Chavez was arrested and booked into the San Miguel County Detention Center last Thursday. Online court records show that Chavez made her first appearance in court last Friday, where a not-guilty plea would have been entered on her behalf. Chavez has since bonded out of jail.
The embezzlement scheme is chronicled in an arrest warrant affidavit sworn out by a Las Vegas police officer. The scheme, which allegedly involved forging four checks, was reported to police last week. One of those checks was made out for $900, a second one for $500, a third one for $600 and the fourth one for $300. The checks were forged between Aug. 31 and Sept. 21, according to the criminal complaint.

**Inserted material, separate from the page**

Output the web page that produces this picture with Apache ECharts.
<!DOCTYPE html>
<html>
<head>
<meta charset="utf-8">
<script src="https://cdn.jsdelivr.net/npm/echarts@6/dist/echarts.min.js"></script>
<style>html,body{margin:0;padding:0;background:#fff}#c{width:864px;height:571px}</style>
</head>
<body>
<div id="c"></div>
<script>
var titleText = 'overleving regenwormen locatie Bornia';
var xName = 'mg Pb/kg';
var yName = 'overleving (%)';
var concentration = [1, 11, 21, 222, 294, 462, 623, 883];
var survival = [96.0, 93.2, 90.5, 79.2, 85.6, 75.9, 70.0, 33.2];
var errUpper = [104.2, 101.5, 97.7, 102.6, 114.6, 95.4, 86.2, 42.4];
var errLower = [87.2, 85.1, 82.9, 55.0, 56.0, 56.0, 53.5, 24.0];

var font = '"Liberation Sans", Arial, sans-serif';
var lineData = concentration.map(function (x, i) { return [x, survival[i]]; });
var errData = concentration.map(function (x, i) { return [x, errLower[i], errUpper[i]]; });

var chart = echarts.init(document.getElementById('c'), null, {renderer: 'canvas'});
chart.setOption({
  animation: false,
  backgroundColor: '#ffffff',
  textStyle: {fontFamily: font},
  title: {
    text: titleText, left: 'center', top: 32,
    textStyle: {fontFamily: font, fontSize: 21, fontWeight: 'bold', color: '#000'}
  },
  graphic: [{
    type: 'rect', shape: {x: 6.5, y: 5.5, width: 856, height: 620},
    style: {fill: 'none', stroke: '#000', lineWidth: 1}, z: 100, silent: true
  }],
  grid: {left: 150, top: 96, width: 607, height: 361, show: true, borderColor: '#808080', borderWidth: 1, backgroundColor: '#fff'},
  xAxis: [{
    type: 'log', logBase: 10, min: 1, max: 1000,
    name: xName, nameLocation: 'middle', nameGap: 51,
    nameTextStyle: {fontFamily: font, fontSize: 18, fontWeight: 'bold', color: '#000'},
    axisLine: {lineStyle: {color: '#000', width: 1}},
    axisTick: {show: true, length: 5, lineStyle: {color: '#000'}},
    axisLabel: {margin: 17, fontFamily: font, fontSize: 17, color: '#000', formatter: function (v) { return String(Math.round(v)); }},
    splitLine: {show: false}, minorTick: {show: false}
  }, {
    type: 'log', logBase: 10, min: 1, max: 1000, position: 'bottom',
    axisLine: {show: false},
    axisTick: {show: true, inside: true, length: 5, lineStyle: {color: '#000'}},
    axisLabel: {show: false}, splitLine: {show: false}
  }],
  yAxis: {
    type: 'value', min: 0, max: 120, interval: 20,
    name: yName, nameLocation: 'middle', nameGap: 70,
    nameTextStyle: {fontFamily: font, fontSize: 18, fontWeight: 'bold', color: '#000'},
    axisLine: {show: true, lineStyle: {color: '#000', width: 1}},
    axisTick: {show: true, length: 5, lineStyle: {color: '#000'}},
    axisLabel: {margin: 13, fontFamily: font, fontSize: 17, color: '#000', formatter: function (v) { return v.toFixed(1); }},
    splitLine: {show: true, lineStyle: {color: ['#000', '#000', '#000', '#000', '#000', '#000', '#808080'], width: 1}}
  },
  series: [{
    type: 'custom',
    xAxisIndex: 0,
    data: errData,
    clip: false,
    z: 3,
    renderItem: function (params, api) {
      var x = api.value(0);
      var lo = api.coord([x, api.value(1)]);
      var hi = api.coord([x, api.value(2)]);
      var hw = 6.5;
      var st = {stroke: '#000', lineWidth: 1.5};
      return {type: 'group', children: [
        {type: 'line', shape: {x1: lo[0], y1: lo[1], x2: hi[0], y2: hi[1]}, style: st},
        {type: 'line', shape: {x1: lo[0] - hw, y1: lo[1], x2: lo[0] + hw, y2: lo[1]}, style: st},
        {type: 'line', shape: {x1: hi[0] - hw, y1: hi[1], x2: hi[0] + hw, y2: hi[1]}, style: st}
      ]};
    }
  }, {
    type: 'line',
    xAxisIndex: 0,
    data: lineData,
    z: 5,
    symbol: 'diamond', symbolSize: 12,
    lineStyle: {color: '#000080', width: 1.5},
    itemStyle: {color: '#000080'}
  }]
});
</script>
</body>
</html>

According to the affidavit:
Board member Martha McCaffrey, who has signatory authority on CCHP accounts, asked Chavez for a copy of the bank statement on Nov. 7 in order to reconcile the financial report. As part of CCHP’s checks and balances, McCaffrey is responsible for reconciling the checkbook against the bank statements and against the organization’s electronic accounting system.
Chavez reportedly provided a written copy of the statement, telling McCaffrey that the original was not in good condition because liquid had been spilled on it. McCaffrey was then given an altered version of the statement. The bank statement had noticeable amounts of white-out, and various parts of the statement were covered, including a photocopied check, the face sheet covering four checks and the number of checks written for the month.
Realizing that something wasn’t right, McCaffrey obtained a legitimate copy of the statement from Community 1st Bank and immediately recognized discrepancies.
“On four occasions, Ms. Chavez had written herself checks from CCHP and forged the signature of Ms. McCaffrey in order to have the checks cashed,” the affidavit states. “When Ms. McCaffrey returned to the office located at 116 Bridge Street, Ms. Chavez left the area.”
Police say attempts were made to contact Chavez, but she didn’t respond.
Laumbach said CCHP is in the process of bringing in a temporary employee to handle the duties that Chavez had been performing. The organization also plans to begin advertising for the position.
The office manager/administrative assistant position is the only paid position at CCHP. Everyone else who works with the group, including board members, does so on a voluntary basis. Laumbach said the office manager/administrative assistant job is a part-time position responsible for everything from greeting the public and answering telephone calls to coordinating volunteers.